### What is required:
Copy each line of the data below with the word "standalone".

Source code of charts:
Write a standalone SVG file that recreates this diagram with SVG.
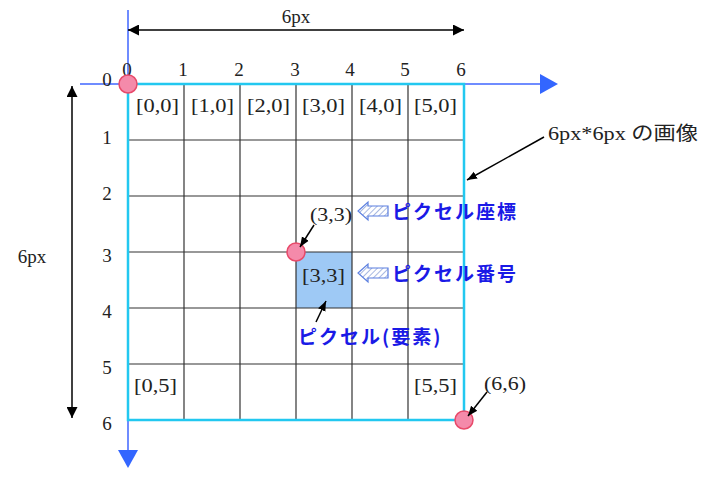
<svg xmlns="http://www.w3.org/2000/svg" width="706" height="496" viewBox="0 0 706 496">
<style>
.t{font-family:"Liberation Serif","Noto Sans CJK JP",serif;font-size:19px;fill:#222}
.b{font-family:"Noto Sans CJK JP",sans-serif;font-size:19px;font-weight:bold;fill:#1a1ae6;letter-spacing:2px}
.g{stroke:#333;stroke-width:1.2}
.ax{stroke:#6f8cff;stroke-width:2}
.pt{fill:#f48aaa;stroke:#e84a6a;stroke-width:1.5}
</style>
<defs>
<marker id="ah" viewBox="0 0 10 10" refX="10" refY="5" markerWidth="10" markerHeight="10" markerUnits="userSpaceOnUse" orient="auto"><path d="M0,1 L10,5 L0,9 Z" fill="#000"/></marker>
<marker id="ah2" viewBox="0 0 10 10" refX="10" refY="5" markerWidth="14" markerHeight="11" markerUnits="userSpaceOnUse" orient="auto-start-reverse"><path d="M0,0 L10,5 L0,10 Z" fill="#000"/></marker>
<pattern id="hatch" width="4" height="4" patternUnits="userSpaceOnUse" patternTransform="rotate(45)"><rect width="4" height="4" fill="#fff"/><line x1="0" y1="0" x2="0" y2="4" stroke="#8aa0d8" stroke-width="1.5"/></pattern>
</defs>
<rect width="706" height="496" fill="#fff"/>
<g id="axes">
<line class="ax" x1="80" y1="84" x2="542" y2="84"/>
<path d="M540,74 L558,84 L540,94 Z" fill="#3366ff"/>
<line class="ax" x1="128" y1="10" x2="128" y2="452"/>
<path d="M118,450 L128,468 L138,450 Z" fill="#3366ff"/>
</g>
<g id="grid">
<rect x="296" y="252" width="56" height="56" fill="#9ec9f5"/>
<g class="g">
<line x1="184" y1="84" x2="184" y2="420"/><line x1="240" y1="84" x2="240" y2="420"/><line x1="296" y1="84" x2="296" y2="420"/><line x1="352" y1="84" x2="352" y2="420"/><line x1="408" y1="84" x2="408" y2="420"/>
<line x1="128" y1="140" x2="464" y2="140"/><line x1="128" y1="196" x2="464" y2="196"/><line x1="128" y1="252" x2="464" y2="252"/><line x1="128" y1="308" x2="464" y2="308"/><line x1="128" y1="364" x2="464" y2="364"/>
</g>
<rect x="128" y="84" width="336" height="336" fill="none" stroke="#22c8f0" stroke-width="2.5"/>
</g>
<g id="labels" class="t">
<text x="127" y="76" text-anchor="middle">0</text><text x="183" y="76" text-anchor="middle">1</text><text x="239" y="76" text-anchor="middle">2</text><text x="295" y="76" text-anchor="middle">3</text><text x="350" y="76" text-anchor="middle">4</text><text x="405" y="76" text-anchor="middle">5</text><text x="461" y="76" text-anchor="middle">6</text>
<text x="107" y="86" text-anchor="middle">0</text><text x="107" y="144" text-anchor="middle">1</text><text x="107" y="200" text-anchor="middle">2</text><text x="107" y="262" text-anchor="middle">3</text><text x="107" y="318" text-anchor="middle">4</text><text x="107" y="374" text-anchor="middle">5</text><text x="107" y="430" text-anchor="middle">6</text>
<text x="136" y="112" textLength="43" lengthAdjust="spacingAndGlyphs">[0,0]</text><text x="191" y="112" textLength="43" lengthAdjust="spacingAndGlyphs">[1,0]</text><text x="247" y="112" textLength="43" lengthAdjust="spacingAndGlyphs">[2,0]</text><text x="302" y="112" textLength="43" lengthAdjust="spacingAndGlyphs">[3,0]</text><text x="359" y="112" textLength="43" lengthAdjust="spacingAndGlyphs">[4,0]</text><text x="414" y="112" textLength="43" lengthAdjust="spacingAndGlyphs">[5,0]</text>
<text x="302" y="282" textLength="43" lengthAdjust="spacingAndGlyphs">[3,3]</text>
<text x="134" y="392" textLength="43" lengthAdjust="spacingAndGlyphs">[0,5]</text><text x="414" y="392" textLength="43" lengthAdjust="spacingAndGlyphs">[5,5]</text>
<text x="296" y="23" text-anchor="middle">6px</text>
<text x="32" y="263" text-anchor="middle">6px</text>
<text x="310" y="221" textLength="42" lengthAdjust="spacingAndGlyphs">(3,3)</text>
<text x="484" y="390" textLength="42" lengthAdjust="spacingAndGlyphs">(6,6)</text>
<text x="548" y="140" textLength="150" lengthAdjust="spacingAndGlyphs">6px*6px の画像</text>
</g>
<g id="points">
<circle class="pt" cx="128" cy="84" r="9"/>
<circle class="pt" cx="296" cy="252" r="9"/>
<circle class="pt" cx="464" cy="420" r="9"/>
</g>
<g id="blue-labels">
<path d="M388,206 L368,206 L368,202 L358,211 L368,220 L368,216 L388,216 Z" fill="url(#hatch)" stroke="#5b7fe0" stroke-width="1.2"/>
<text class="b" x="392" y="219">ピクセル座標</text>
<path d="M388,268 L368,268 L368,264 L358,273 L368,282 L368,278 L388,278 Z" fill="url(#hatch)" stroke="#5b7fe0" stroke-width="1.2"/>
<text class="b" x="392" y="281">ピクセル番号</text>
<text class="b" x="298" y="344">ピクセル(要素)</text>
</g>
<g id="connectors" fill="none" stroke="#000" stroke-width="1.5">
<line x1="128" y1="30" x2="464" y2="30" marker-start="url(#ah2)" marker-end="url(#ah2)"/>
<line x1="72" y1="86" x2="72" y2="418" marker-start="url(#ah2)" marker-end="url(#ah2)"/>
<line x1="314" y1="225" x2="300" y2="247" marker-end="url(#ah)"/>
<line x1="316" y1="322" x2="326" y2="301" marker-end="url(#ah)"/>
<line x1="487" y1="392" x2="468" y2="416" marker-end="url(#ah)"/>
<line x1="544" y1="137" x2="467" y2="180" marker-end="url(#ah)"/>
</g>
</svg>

==

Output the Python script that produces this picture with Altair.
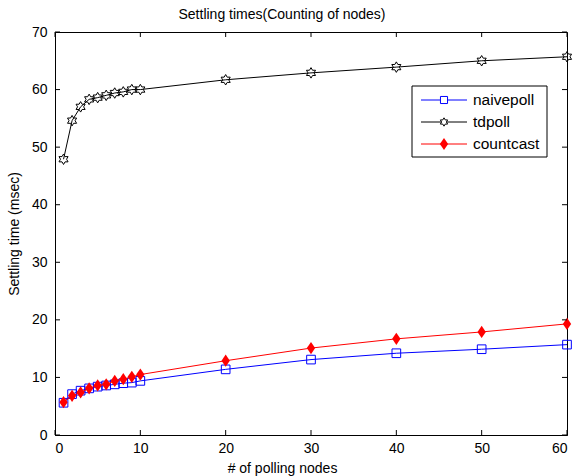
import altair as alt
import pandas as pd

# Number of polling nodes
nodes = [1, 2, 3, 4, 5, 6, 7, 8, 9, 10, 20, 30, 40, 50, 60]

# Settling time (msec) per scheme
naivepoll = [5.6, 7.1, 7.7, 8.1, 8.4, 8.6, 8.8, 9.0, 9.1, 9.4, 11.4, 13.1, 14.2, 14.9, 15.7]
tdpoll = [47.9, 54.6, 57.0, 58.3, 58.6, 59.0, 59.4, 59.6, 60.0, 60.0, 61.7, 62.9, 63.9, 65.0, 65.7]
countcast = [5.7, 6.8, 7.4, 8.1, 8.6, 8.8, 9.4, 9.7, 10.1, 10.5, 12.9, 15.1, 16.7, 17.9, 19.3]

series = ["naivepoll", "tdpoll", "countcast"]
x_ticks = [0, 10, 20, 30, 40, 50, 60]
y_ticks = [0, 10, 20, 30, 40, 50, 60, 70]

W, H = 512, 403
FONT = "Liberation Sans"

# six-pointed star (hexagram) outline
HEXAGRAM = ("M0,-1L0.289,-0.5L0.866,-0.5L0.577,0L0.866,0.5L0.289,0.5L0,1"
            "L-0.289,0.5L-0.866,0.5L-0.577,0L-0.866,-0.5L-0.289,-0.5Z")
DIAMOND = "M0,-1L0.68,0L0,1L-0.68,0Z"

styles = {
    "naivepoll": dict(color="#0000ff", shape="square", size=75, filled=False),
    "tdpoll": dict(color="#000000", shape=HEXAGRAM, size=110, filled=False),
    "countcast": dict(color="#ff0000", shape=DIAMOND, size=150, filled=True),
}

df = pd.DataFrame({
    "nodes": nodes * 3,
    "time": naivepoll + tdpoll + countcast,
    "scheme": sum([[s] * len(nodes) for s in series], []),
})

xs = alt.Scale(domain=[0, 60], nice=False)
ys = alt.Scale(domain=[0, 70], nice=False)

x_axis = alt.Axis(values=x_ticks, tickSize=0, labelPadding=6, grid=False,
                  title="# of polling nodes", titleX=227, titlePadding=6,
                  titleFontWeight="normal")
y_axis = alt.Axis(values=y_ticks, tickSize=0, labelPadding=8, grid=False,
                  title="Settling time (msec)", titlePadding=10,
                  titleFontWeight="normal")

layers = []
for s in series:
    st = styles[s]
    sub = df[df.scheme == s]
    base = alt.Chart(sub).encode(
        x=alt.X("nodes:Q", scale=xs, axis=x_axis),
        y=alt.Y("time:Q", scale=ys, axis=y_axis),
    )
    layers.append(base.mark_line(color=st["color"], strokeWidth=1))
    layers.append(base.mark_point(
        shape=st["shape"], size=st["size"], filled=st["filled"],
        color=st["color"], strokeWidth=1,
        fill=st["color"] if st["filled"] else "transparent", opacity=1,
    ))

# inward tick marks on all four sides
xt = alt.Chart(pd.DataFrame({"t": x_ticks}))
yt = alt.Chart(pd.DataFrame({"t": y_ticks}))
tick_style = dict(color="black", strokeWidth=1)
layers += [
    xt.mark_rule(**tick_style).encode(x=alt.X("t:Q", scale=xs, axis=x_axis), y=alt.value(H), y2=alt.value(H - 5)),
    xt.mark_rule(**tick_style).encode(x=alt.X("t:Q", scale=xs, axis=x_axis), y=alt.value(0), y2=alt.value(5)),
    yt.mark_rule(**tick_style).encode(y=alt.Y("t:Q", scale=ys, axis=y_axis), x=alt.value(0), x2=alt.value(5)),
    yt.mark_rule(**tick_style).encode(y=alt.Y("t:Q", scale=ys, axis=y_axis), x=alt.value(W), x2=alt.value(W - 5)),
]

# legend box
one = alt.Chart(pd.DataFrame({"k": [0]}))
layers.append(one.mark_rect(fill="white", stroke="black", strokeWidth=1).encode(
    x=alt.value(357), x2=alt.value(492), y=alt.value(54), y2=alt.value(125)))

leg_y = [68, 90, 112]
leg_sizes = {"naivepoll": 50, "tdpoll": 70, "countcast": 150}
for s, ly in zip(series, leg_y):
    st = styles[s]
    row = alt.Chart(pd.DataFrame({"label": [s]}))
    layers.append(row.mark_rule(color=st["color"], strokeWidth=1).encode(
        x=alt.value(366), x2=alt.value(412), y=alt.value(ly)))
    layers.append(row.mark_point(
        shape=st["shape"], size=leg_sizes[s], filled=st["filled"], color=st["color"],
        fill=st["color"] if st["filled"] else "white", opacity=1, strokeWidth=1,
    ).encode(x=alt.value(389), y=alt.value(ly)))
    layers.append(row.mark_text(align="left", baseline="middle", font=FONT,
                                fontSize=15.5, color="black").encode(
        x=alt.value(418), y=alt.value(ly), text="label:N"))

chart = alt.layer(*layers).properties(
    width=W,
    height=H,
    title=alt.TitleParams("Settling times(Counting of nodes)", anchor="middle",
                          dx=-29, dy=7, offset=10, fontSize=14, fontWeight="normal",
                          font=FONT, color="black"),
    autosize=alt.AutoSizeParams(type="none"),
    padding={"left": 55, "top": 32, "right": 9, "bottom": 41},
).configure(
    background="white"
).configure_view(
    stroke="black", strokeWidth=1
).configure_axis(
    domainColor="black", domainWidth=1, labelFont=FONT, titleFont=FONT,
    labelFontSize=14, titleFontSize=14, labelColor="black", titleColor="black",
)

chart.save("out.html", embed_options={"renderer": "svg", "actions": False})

==

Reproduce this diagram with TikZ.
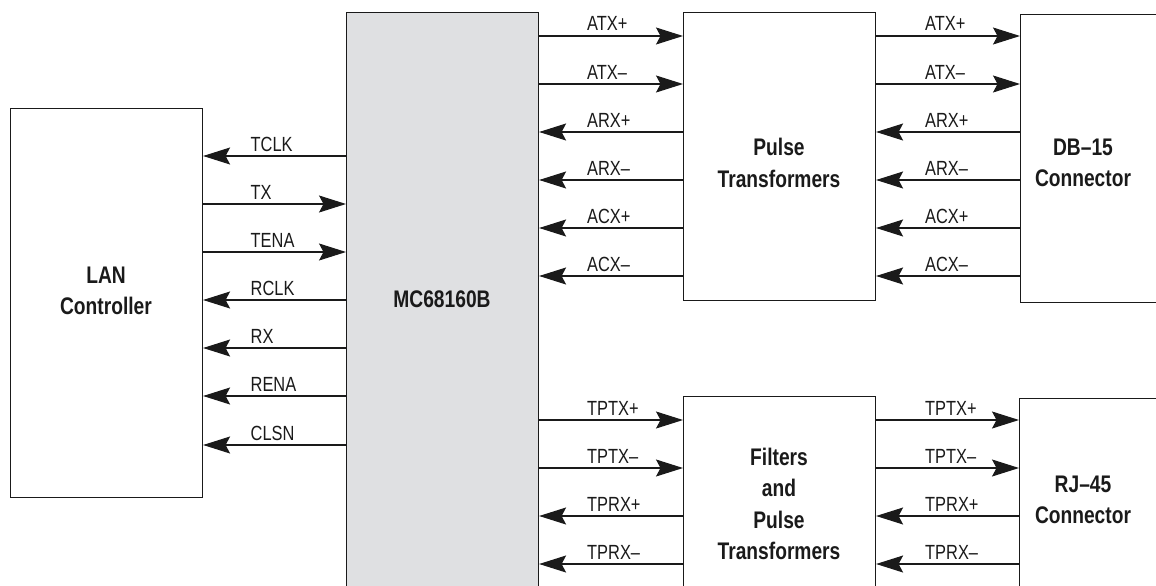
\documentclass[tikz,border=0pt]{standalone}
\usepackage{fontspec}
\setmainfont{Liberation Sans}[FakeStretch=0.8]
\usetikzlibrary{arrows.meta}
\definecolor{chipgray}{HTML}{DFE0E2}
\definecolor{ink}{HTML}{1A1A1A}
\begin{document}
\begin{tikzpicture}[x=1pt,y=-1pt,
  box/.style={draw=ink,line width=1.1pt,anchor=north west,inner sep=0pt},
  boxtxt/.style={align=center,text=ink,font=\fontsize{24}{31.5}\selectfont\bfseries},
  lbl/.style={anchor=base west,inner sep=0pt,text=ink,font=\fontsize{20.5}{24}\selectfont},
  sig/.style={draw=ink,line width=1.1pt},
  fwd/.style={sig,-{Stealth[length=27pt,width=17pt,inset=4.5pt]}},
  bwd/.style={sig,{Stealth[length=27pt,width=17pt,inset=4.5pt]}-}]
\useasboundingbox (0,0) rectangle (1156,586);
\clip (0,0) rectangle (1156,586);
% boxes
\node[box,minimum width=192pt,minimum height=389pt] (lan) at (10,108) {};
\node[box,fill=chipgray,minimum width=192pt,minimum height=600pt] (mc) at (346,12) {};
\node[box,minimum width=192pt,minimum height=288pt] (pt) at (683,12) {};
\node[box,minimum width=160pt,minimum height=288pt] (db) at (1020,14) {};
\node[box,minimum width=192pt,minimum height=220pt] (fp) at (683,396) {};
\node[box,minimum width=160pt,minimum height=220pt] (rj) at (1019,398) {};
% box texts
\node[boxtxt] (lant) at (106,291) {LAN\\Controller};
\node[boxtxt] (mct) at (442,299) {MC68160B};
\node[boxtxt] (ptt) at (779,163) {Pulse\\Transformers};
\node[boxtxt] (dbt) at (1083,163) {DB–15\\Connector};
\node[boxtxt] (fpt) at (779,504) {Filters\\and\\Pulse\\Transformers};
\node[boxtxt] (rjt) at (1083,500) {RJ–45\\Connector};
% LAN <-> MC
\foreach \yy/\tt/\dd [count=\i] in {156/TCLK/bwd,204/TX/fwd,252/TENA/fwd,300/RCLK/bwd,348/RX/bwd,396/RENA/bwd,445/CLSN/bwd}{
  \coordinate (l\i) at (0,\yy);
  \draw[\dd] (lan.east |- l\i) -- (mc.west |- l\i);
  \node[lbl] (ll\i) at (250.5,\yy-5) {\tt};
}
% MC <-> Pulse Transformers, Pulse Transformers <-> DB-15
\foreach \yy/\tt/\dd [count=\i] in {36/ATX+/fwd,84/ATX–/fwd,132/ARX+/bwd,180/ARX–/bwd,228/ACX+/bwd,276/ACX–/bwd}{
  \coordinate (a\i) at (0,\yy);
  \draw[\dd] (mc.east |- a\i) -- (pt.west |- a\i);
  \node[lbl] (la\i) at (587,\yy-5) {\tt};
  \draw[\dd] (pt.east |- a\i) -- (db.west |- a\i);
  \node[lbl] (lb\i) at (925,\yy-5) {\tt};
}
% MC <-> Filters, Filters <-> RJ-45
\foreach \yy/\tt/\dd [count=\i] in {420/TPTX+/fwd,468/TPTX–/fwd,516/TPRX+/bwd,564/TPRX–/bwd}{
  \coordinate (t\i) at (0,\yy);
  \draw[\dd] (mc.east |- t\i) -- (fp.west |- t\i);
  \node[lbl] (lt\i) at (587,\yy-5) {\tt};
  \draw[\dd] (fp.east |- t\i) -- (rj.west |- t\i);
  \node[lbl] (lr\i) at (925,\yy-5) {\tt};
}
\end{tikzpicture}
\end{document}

### Written answer:
Write a standalone SVG file that recreates this diagram with SVG.
\documentclass[tikz,border=0pt]{standalone}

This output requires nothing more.